Le 15 décembre dernier, le ministre des Affaires étrangères avait annoncé des sanctions, à l’initiative de la France, «à l’encontre de douze agents de la destabilisation russe en Europe, responsables des ingérences numériques étrangères». Au cours de son allocution, il avait nommément cité «Xavier Moreau, ressortissant franco-russe basé en Russie qui est un relais de la propagande du Kremlin en Europe». Dans la foulée, le Conseil de l’Union avait publié ladite décision, actant un gel de ses avoirs au sein de l’UE, une interdiction de transactions financières et commerciales avec les citoyens et entreprises de l’Union, et une interdiction d’entrer ou de transiter sur le territoire européen.
Positionnement pro-Kremlin
Les sanctions décidées à l’encontre de la Russie et de personnalités liées au Kremlin se fondent sur les articles 21 et 29 du Traité sur l’Union européenne, qui prévoient que le Conseil de l’Union européenne adopte des décisions pour «sauvegarder ses valeurs, ses intérêts fondamentaux, sa sécurité, son indépendance et son intégrité», mais aussi de «consolider et de soutenir la démocratie». À cet égard, une décision du Conseil du 8 octobre 2024 prévoit la possibilité de sanctionner des personnes considérées comme «responsables de la mise en œuvre ou du soutien d’actions ou de politiques» de la Russie, «qui portent atteinte ou menacent les valeurs fondamentales de l’Union et sa sécurité, son indépendance et son intégrité, ainsi que la stabilité, la sécurité ou l’indépendance de ses États membres».
Or, Xavier Moreau, qui vit avec sa famille en Russie depuis 2000, se réclame ouvertement d’un positionnement pro-Kremlin. Sur son compte Twitter, suivi par plus de 100.000 abonnés, ainsi que sur les plateformes prisées des pro-russes Rumble et Odysee, il reprend à son compte les thèses historiques de Vladimir Poutine et sa propagande, en expliquant par exemple comment l’Ukraine a été façonné par les États-Unis depuis les années 1990 pour devenir un pays anti-Russie, ou en vantant les bienfaits de «l’opération militaire spéciale » qui aurait «ramené les valeurs patriotiques» chez les jeunes russes.
Mais l’avocat de Xavier Moreau conteste formellement ces accusations. «Xavier Moreau n’a pas de mandat de la Russie, c’est un homme libre qui s’exprime depuis de nombreuses années.

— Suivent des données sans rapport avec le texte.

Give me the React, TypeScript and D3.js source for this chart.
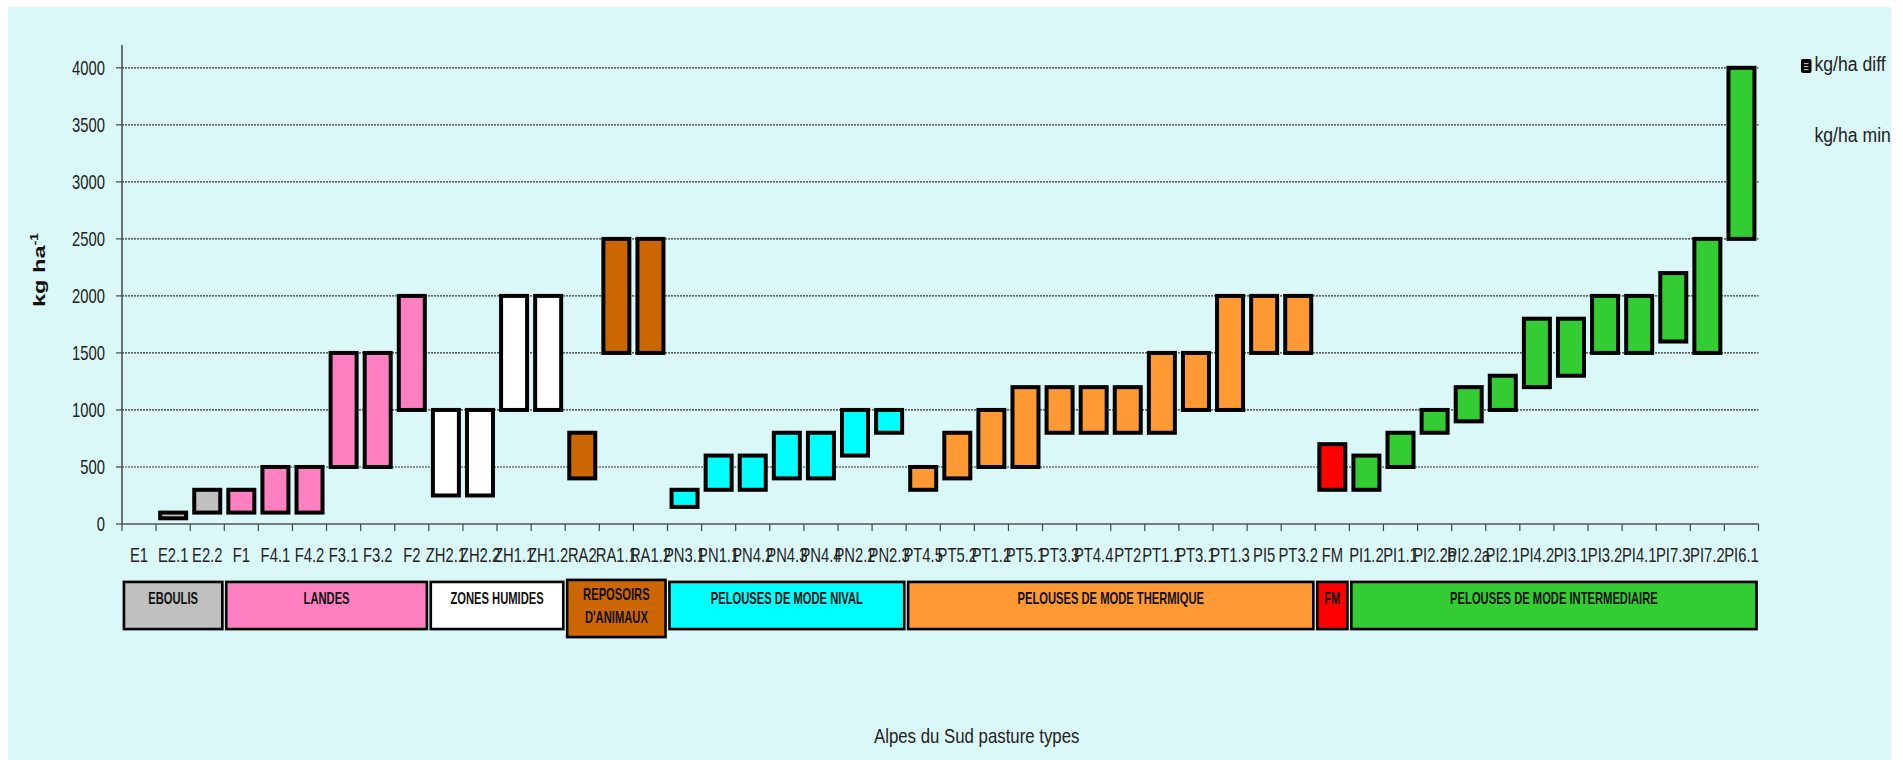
import React from "react";
import * as d3 from "d3";

const categories = [
  "E1", "E2.1", "E2.2", "F1", "F4.1", "F4.2", "F3.1", "F3.2", "F2",
  "ZH2.1", "ZH2.2", "ZH1.1", "ZH1.2", "RA2", "RA1.1", "RA1.2",
  "PN3.1", "PN1.1", "PN4.2", "PN4.3", "PN4.4", "PN2.2", "PN2.3",
  "PT4.5", "PT5.2", "PT1.2", "PT5.1", "PT3.3", "PT4.4", "PT2", "PT1.1", "PT3.1", "PT1.3", "PI5", "PT3.2",
  "FM",
  "PI1.2", "PI1.1", "PI2.2b", "PI2.2a", "PI2.1", "PI4.2", "PI3.1", "PI3.2", "PI4.1", "PI7.3", "PI7.2", "PI6.1",
];

// series "kg/ha min" (invisible base)
const minValues = [
  0, 50, 100, 100, 100, 100, 500, 500, 1000,
  250, 250, 1000, 1000, 400, 1500, 1500,
  150, 300, 300, 400, 400, 600, 800,
  300, 400, 500, 500, 800, 800, 800, 800, 1000, 1000, 1500, 1500,
  300,
  300, 500, 800, 900, 1000, 1200, 1300, 1500, 1500, 1600, 1500, 2500,
];

// series "kg/ha diff" (visible floating bar)
const diffValues = [
  0, 50, 200, 200, 400, 400, 1000, 1000, 1000,
  750, 750, 1000, 1000, 400, 1000, 1000,
  150, 300, 300, 400, 400, 400, 200,
  200, 400, 500, 700, 400, 400, 400, 700, 500, 1000, 500, 500,
  400,
  300, 300, 200, 300, 300, 600, 500, 500, 500, 600, 1000, 1500,
];

const groupLabels = [
  ["EBOULIS"],
  ["LANDES"],
  ["ZONES HUMIDES"],
  ["REPOSOIRS", "D'ANIMAUX"],
  ["PELOUSES DE MODE NIVAL"],
  ["PELOUSES DE MODE THERMIQUE"],
  ["FM"],
  ["PELOUSES DE MODE INTERMEDIAIRE"],
];
const groupFirst = [0, 3, 9, 13, 16, 23, 35, 36];
const groupLast = [2, 8, 12, 15, 22, 34, 35, 47];
const groupColors = ["#c0c0c0", "#ff80c0", "#ffffff", "#cc6600", "#00ffff", "#ff9933", "#ff0000", "#33cc33"];

const yTicks = [0, 500, 1000, 1500, 2000, 2500, 3000, 3500, 4000];
const legendLabels = ["kg/ha diff", "kg/ha min"];
const yTitle = "kg ha";
const yTitleSup = "-1";
const xTitle = "Alpes du Sud pasture types";

const FONT = "'Liberation Sans', Arial, sans-serif";

function colorOf(i: number): string {
  for (let g = 0; g < groupFirst.length; g++) {
    if (i >= groupFirst[g] && i <= groupLast[g]) return groupColors[g];
  }
  return "#cccccc";
}

export default function App() {
  const W = 1903;
  const H = 760;
  const x = d3.scaleBand<string>().domain(categories).range([122, 1758.5]).padding(0);
  const y = d3.scaleLinear().domain([0, 4200]).range([524, 45]);
  const bw = x.bandwidth();
  const sw = 4;
  const barW = bw * 0.88 - sw;

  return (
    <svg
      width={W}
      height={H}
      style={{ position: "absolute", left: 0, top: 0, display: "block" }}
      fontFamily={FONT}
    >
      <rect x={0} y={0} width={W} height={H} fill="#ffffff" />
      <rect x={8} y={7} width={1883} height={H - 7} fill="#dbf8f8" />

      {/* gridlines */}
      {yTicks.filter((t) => t > 0).map((t) => (
        <line
          key={"g" + t}
          x1={122}
          x2={1758.5}
          y1={y(t)}
          y2={y(t)}
          stroke="#333"
          strokeWidth={1.2}
          strokeDasharray="2 1"
        />
      ))}

      {/* y ticks and labels */}
      {yTicks.map((t) => (
        <g key={"yt" + t}>
          <line x1={116} x2={122} y1={y(t)} y2={y(t)} stroke="#444" strokeWidth={1.2} />
          <text
            transform={`translate(105,${y(t) + 7}) scale(0.74,1)`}
            textAnchor="end"
            fontSize={20}
            fill="#222"
          >
            {t}
          </text>
        </g>
      ))}

      {/* y axis */}
      <line x1={122} x2={122} y1={45} y2={524} stroke="#444" strokeWidth={1.5} />

      {/* bars */}
      {categories.map((c, i) =>
        diffValues[i] > 0 ? (
          <rect
            key={"b" + c}
            x={(x(c) as number) + (bw - barW) / 2}
            y={y(minValues[i] + diffValues[i])}
            width={barW}
            height={y(minValues[i]) - y(minValues[i] + diffValues[i])}
            fill={colorOf(i)}
            stroke="#000"
            strokeWidth={sw}
          />
        ) : null
      )}

      {/* x axis */}
      <line x1={122} x2={1758.5} y1={524} y2={524} stroke="#555" strokeWidth={1.5} />
      {categories.map((c) => (
        <line
          key={"xt" + c}
          x1={x(c) as number}
          x2={x(c) as number}
          y1={524}
          y2={531}
          stroke="#444"
          strokeWidth={1.2}
        />
      ))}
      <line x1={1758.5} x2={1758.5} y1={524} y2={531} stroke="#444" strokeWidth={1.2} />
      {categories.map((c) => (
        <text
          key={"xl" + c}
          transform={`translate(${(x(c) as number) + bw / 2},562) scale(0.74,1)`}
          textAnchor="middle"
          fontSize={20}
          fill="#222"
        >
          {c}
        </text>
      ))}

      {/* group boxes */}
      {groupLabels.map((lines, g) => {
        const x0 = (x(categories[groupFirst[g]]) as number) + 2;
        const x1 = (x(categories[groupLast[g]]) as number) + bw - 2;
        const top = lines.length > 1 ? 580 : 582;
        const bottom = lines.length > 1 ? 637 : 629;
        return (
          <g key={"grp" + g}>
            <rect
              x={x0 - 1}
              y={top - 1}
              width={x1 - x0 + 2}
              height={bottom - top + 2}
              fill="none"
              stroke="#8a9a9a"
              strokeWidth={1}
            />
            <rect
              x={x0}
              y={top}
              width={x1 - x0}
              height={bottom - top}
              fill={groupColors[g]}
              stroke="#000"
              strokeWidth={2.5}
            />
            {lines.map((ln, k) => (
              <text
                key={k}
                transform={`translate(${(x0 + x1) / 2},${(lines.length > 1 ? 599.5 : 603.5) + k * 23.5}) scale(0.7,1)`}
                textAnchor="middle"
                fontSize={16}
                fontWeight="bold"
                fill="#111"
              >
                {ln}
              </text>
            ))}
          </g>
        );
      })}

      {/* y title */}
      <text
        transform="translate(44.5,270) rotate(-90) scale(1.39,1)"
        textAnchor="middle"
        fontSize={17}
        fontWeight="bold"
        fill="#111"
      >
        {yTitle}
        <tspan fontSize={10} dy={-7}>{yTitleSup}</tspan>
      </text>

      {/* x title */}
      <text
        transform="translate(976.7,743) scale(0.82,1)"
        textAnchor="middle"
        fontSize={20.5}
        fill="#222"
      >
        {xTitle}
      </text>

      {/* legend */}
      <rect x={1801} y={59} width={10.5} height={14} rx={2} fill="#000" />
      <rect x={1804} y={63} width={4.5} height={1.2} fill="#bbb" />
      <rect x={1804} y={66} width={4.5} height={1.2} fill="#bbb" />
      <rect x={1804} y={69} width={4.5} height={1.2} fill="#bbb" />
      <text transform="translate(1814.5,71) scale(0.84,1)" fontSize={21} fill="#222">
        {legendLabels[0]}
      </text>
      <text transform="translate(1814.5,142) scale(0.84,1)" fontSize={21} fill="#222">
        {legendLabels[1]}
      </text>
    </svg>
  );
}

Être pro poutine ou pro russe n’est pas un délit», plaide Me Carlo Alberto Brusa auprès du Figaro, en brandissant l’article 11 de la Déclaration des Droits de l’Homme et du Citoyen de 1789 qui protège la «libre communication des pensées et des opinions». Dans son communiqué, il estime qu’«aucune preuve factuelle ne vient étayer ces attaques personnelles, qui dénaturent la réalité des faits». En plus de l’action prévue devant la Cour de justice de la République à l’encontre de Jean-Noël Barrot, Me Carlo Alberto Brusa assure qu’une procédure va être déclenchée «sur le plan européen» pour contester la décision du Conseil de l’Union européenne.